Конец воспоминания.

Начальник службы безопасности банка, когда-то знавший отца, продолжал быть дружелюбным. Он, вероятно, уже и меня зачислил в густые ряды своих приятелей. Частые штабеля. Мне было всёравно, я слушал почти молча.

– Позитивная у вас деятельность.

Я пожал плечами.

– Но, с другой стороны, вам учения – нам заботы. Когда офисы опустеют, компьютеры останутся включёнными. А нам приходится за ними приглядывать. Моим сотрудникам. А то ведь… мало ли что… Проникновение… А там – деньги… Большие деньги…

Я думал о том, что начальник службы безопасности умеет говорить как-то неестественно. Но в приятельской оболочке. Я поставил чашку и засобирался уходить. Он как-то преувеличенно вздохнул:

– Да, пора.

– Начнём сейчас, – ответил я. И снова подумал о том, что глаза этого человека совершенно не те, не сочетающиеся с ним самим, живущие своей, другой, не зависящей от происходящего жизнью. Спокойной и холодной. У человека с такими глазами не может быть друзей. И я ушёл.

По пути к пульту аварийной сигнализации я размышлял о своих собственных глазах: вероятно, и мои глаза такие же, нерасполагающие к дружбе. Но мне это было совершенно безразлично. Я только улыбнулся. Самому себе.

3

В выходной день я мог забывать о всякой «позитивной деятельности», она же – «бизнес», «работа», «дело» и так далее. Мог возвращаться в «естественную среду». И вот, я бежал по лесной дороге в шестидесяти километрах от «неестественной среды», от «искусственной среды» города. Бежал от загородного дома к озеру, чтобы это озеро переплыть. Туда и обратно. Всего пятьсот метров брасом. Бежал три километра до озера, чтобы потом, поплавав, пробежать три километра от озера до дома. Бежал и наслаждался. Лесом. Августом. Мягкой землёй под каждым моим шагом. Безлюдьем. Возможностью молчать наедине с самим собой. Предвкушением той наполняющей усталостью, которая – я знал – наступит, когда вернусь с пробежки домой и встану под тёплый душ.

Воспоминание.

Пять лет тому назад. Мы празднуем. Именно тут, рядом, в моём загородном доме. Я, мой друг и пять девушек по вызову. Больше никого. Мы отмечаем победу моего друга. Он – очень, очень талантливый программист. Может быть даже гений. Или кто-то вроде того. Во всяком случае, он написал гениальную программу. Итог работы трёх лет. Именно окончание труда мы и празднуем. Ведь настоящая же победа.

Мы пресыщенны шампанским и сексом.
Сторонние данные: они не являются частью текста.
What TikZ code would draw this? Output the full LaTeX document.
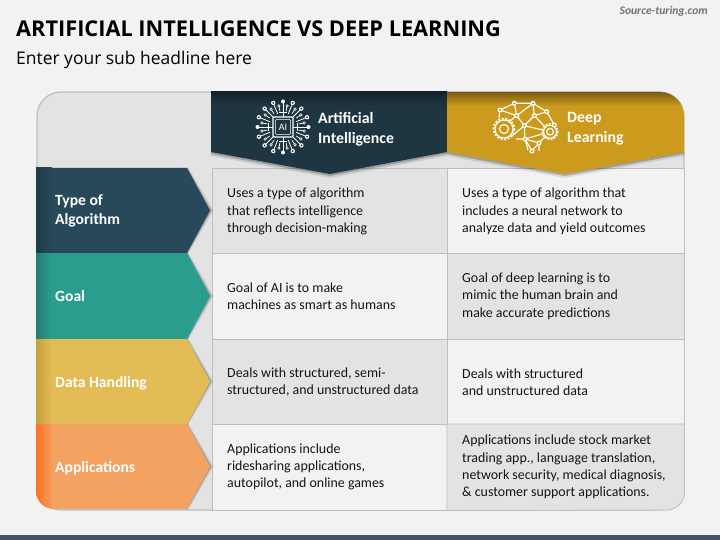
\documentclass[tikz,border=0pt]{standalone}
\usepackage{fontspec}
\setmainfont{Carlito}
\newfontfamily\headfont{Open Sans}
\usetikzlibrary{calc}
\definecolor{bgc}{HTML}{F2F2F2}
\definecolor{panelc}{HTML}{E3E3E3}
\definecolor{linec}{HTML}{BEBEBE}
\definecolor{navyc}{HTML}{28495A}
\definecolor{navyd}{HTML}{1D3B48}
\definecolor{tealc}{HTML}{2A9D8F}
\definecolor{yelc}{HTML}{E3BC55}
\definecolor{orac}{HTML}{F4A261}
\definecolor{hdnavy}{HTML}{1E3641}
\definecolor{hdgold}{HTML}{CC9B1E}
\definecolor{barc}{HTML}{44546A}
\tikzset{
  x=1pt,y=-1pt,
  celltext/.style={anchor=west,align=left,inner sep=0pt,text=black!92,font=\fontsize{13.9}{17.3}\selectfont},
  rowlabel/.style={anchor=west,align=left,inner sep=0pt,text=white,font=\fontsize{15.6}{19.5}\selectfont\bfseries},
  headlabel/.style={anchor=west,align=left,inner sep=0pt,text=white,font=\fontsize{15.8}{20}\selectfont\bfseries},
  cellbox/.style={draw=linec,line width=0.9pt},
  softshadow/.style={fill=black,opacity=0.22},
  softshadowb/.style={fill=black,opacity=0.10},
  icon/.style={draw=white,line width=1.1pt},
}
\newcommand{\bd}[2]{\fill[white] (#1,#2) circle (2.5);\fill[hdgold] (#1,#2) circle (1.2);}
\begin{document}
\begin{tikzpicture}
\useasboundingbox (0,0) rectangle (720,540);
\fill[bgc] (0,0) rectangle (720,540);
\fill[barc] (0,535) rectangle (720,540);
\node[anchor=west,inner sep=0pt,font=\headfont\fontsize{21.75}{24}\selectfont\bfseries,text=black] (title) at (16,29) {ARTIFICIAL INTELLIGENCE VS DEEP LEARNING};
\node[anchor=west,inner sep=0pt,font=\headfont\fontsize{17.45}{20}\selectfont,text=black] (subtitle) at (16,60) {Enter your sub headline here};
\node[anchor=east,inner sep=0pt,font=\fontsize{11.6}{12}\selectfont\bfseries\itshape,text=black!55] (brand) at (708,11) {Source-turing.com};
% panel
\draw[draw=linec,line width=1.2pt,fill=panelc,rounded corners=24] (37,92) rectangle (684,510);
% cells
\draw[cellbox,fill=panelc] (212,168) rectangle (447,253);
\draw[cellbox,fill=bgc] (447,168) rectangle (684.5,253);
\draw[cellbox,fill=bgc] (212,253) rectangle (447,339);
\draw[cellbox,fill=panelc] (447,253) rectangle (684.5,339);
\draw[cellbox,fill=panelc] (212,339) rectangle (447,424);
\draw[cellbox,fill=bgc] (447,339) rectangle (684.5,424);
\draw[cellbox,fill=bgc] (212,424) rectangle (447,510.5);
\draw[cellbox,fill=panelc] (447,424) -- (684.5,424) -- (684.5,492) arc[start angle=0,end angle=90,radius=18] -- (447,510.5) -- cycle;
% header shadows
\fill[softshadowb] (211,150) -- (447,150) -- (447,156) -- (330,178) -- (211,156) -- cycle;
\fill[softshadow] (211,150) -- (447,150) -- (447,154) -- (330,176) -- (211,154) -- cycle;
\fill[softshadowb] (447,150) -- (684,150) -- (684,156) -- (565,178) -- (447,156) -- cycle;
\fill[softshadow] (447,150) -- (684,150) -- (684,154) -- (565,176) -- (447,154) -- cycle;
% headers
\fill[hdnavy] (211,92) -- (447,92) -- (447,152) -- (330,174) -- (211,152) -- cycle;
\shade[top color=black!30!hdnavy!90!black,bottom color=hdnavy] (211,92) rectangle (447,106);
\fill[hdgold] (447,116) -- (684,116) -- (684,152) -- (565,174) -- (447,152) -- cycle;
\begin{scope}
\clip (447,92) -- (660,92) .. controls (673,92) and (684,103) .. (684,116) -- (684,152) -- (447,152) -- cycle;
\fill[hdgold] (447,92) rectangle (684,152);
\shade[top color=hdgold!60!black,bottom color=hdgold] (447,92) rectangle (684,106);
\end{scope}
% row chevron shadows
\foreach \a/\b in {168/253,253/339,339/424,424/509}{
  \fill[softshadowb] (180,\a) -- (188.5,\a) -- (213.5,{(\a+\b)/2}) -- (188.5,\b) -- (180,\b) -- cycle;
  \fill[softshadow] (180,\a) -- (187.5,\a) -- (211.5,{(\a+\b)/2}) -- (187.5,\b) -- (180,\b) -- cycle;
}
% row chevrons
\fill[navyc] (36,168) -- (187,168) -- (210,210.5) -- (187,253) -- (36,253) -- cycle;
\fill[tealc] (36,253) -- (187,253) -- (210,296) -- (187,339) -- (36,339) -- cycle;
\fill[yelc] (36,339) -- (187,339) -- (210,381.5) -- (187,424) -- (36,424) -- cycle;
\fill[orac] (36,424) -- (187,424) -- (210,466.5) -- (187,509) -- (54,509) arc[start angle=90,end angle=180,radius=18] -- cycle;
\shade[left color=navyd,right color=navyc] (36,168) rectangle (52,253);
\shade[left color=tealc!80!black,right color=tealc] (36,253) rectangle (52,339);
\shade[left color=yelc!70!hdgold!90!black,right color=yelc] (36,339) rectangle (52,424);
\begin{scope}
\clip (36,424) rectangle (52,509);
\shade[left color=orange!55!orac!80!red,right color=orac] (36,424) -- (52,424) -- (52,509) -- (54,509) arc[start angle=90,end angle=180,radius=18] -- cycle;
\end{scope}
% row labels
\node[rowlabel] (l1) at (55,211) {Type of\\Algorithm};
\node[rowlabel] (l2) at (55,296) {Goal};
\node[rowlabel] (l3) at (55,383) {Data Handling};
\node[rowlabel] (l4) at (55,468) {Applications};
% header labels
\node[headlabel] (h1) at (318,129) {Artificial\\Intelligence};
\node[headlabel] (h2) at (567,128.5) {Deep\\Learning};
% cell text
\node[celltext] (a1) at (227,211.5) {Uses a type of algorithm\\that reflects intelligence\\through decision-making};
\node[celltext] (b1) at (462,211.5) {Uses a type of algorithm that\\includes a neural network to\\analyze data and yield outcomes};
\node[celltext] (a2) at (227,296.5) {Goal of AI is to make\\machines as smart as humans};
\node[celltext] (b2) at (462,296) {Goal of deep learning is to\\mimic the human brain and\\make accurate predictions};
\node[celltext] (a3) at (227,382) {Deals with structured, semi-\\structured, and unstructured data};
\node[celltext] (b3) at (462,382) {Deals with structured\\and unstructured data};
\node[celltext] (a4) at (227,467) {Applications include\\ridesharing applications,\\autopilot, and online games};
\node[celltext] (b4) at (462,467) {Applications include stock market\\trading app., language translation,\\network security, medical diagnosis,\\\& customer support applications.};
% AI icon
\begin{scope}[shift={(283,127)}]
\draw[icon,rounded corners=1] (-10,-10) rectangle (10,10);
\draw[white,line width=0.5pt,rounded corners=1] (-7.5,-7.5) rectangle (7.5,7.5);
\node[text=white,inner sep=0pt,font=\fontsize{10}{10}\selectfont] (aichip) at (0,0) {AI};
\foreach \ang in {0,90,180,270}{
  \draw[white,line width=0.9pt] (\ang:10) -- (\ang:25);
  \draw[white,line width=0.9pt] (\ang:14.5) ++(\ang+90:4) -- ++(\ang-90:8);
  \fill[white] (\ang:25.5) circle (2);
}
\foreach \ang in {22,45,68,112,135,158,202,225,248,292,315,338}{
  \draw[white,line width=0.8pt] (\ang:14) -- (\ang:25);
  \fill[white] (\ang:26) circle (2.2);
  \fill[hdnavy] (\ang:26) circle (1);
}
\foreach \ang in {11,34,56,79,101,124,146,169,191,214,236,259,281,304,326,349}{
  \draw[white,line width=0.7pt] (\ang:16) -- (\ang:21);
  \fill[white] (\ang:21.5) circle (1.7);
  \fill[hdnavy] (\ang:21.5) circle (0.7);
}
\end{scope}
% Brain icon
\draw[icon] (500,110) -- (514.3,103.3) -- (533,103.3) -- (546.7,111.7) -- (554.3,125)
  (500,110) -- (516.7,115.7) -- (514.3,103.3) (516.7,115.7) -- (524.3,125.7) -- (534.3,115.7) -- (533,103.3)
  (516.7,115.7) -- (533,103.3) (534.3,115.7) -- (546.7,111.7) (534.3,115.7) -- (550,131.7)
  (524.3,125.7) -- (550,131.7) (524.3,125.7) -- (525,139) -- (550,131.7) (525,139) -- (539,143) -- (550,131.7)
  (525,139) -- (532,151) -- (539,143) -- (539,151) (516.7,115.7) -- (510,121) (524.3,125.7) -- (512,136) (500,110)--(499,118)
  (516,139) -- (525,139) -- (528,150);
\draw[white,line width=1.6pt,dash pattern=on 2pt off 1.6pt] (504,129) circle (10.5);
\draw[icon,fill=hdgold] (504,129) circle (9);
\draw[icon] (504,129) circle (4.5);
\draw[white,line width=1.5pt,dash pattern=on 1.8pt off 1.4pt] (550,131.7) circle (7.8);
\draw[icon,fill=hdgold] (550,131.7) circle (6.5);
\draw[icon] (550,131.7) circle (3.4);
\bd{500}{110}\bd{514.3}{103.3}\bd{533}{103.3}\bd{546.7}{111.7}\bd{516.7}{115.7}\bd{534.3}{115.7}\bd{554.3}{125}\bd{524.3}{125.7}\bd{525}{139}\bd{539}{143}\bd{532}{151}
\end{tikzpicture}
\end{document}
Его усталый язык заплетается, но он уже в сотый, наверное, раз говорит, повторяя одно и то же:

– И понимаешь, лицензировать нельзя! За такое сразу посадят! И никто никогда не узнает, какой я… гений… Обидно, понимаешь… Произведение искусства, а не программа… Но зато она нам с тобой столько бабла притащит – хрен вообразишь! Мы компаньоны. Всё! Всё поровну… Без тебя ничего… Ничего бы не было… Но ты не сомневайся: что вложил в меня… В нормальном смысле слова… Гы-гы… Всё-вернёшь… Тысячи процентов навара! Тысячи тысяч процентов! А ведь без тебя ничего бы не было. Ничего… Спасибо, друг… Три года… Всю жизнь за меня вписываешься… Спасибо…

Действительно, ни о каком лицензировании, о какой-то легализации или простой известности новорождённой программы не могло быть и речи. А вот рассуждения о тюрьме имели под собой все основания. О программе должны были знать только мы двое. По воле моего друга программа родилась хищницей, грабительницей, паразитом и болезнью. Весь её смысл, вся суть сводилась к тому, чтобы проникнуть и украсть. Деньги. Для хозяина. Или хозяев. Нет, всё-таки – для хозяина.

Он говорит: «Всё поровну». Уже в сотый раз. А я чую, остро ощущаю в себе: не хочу поровну, не хочу никакого дележа.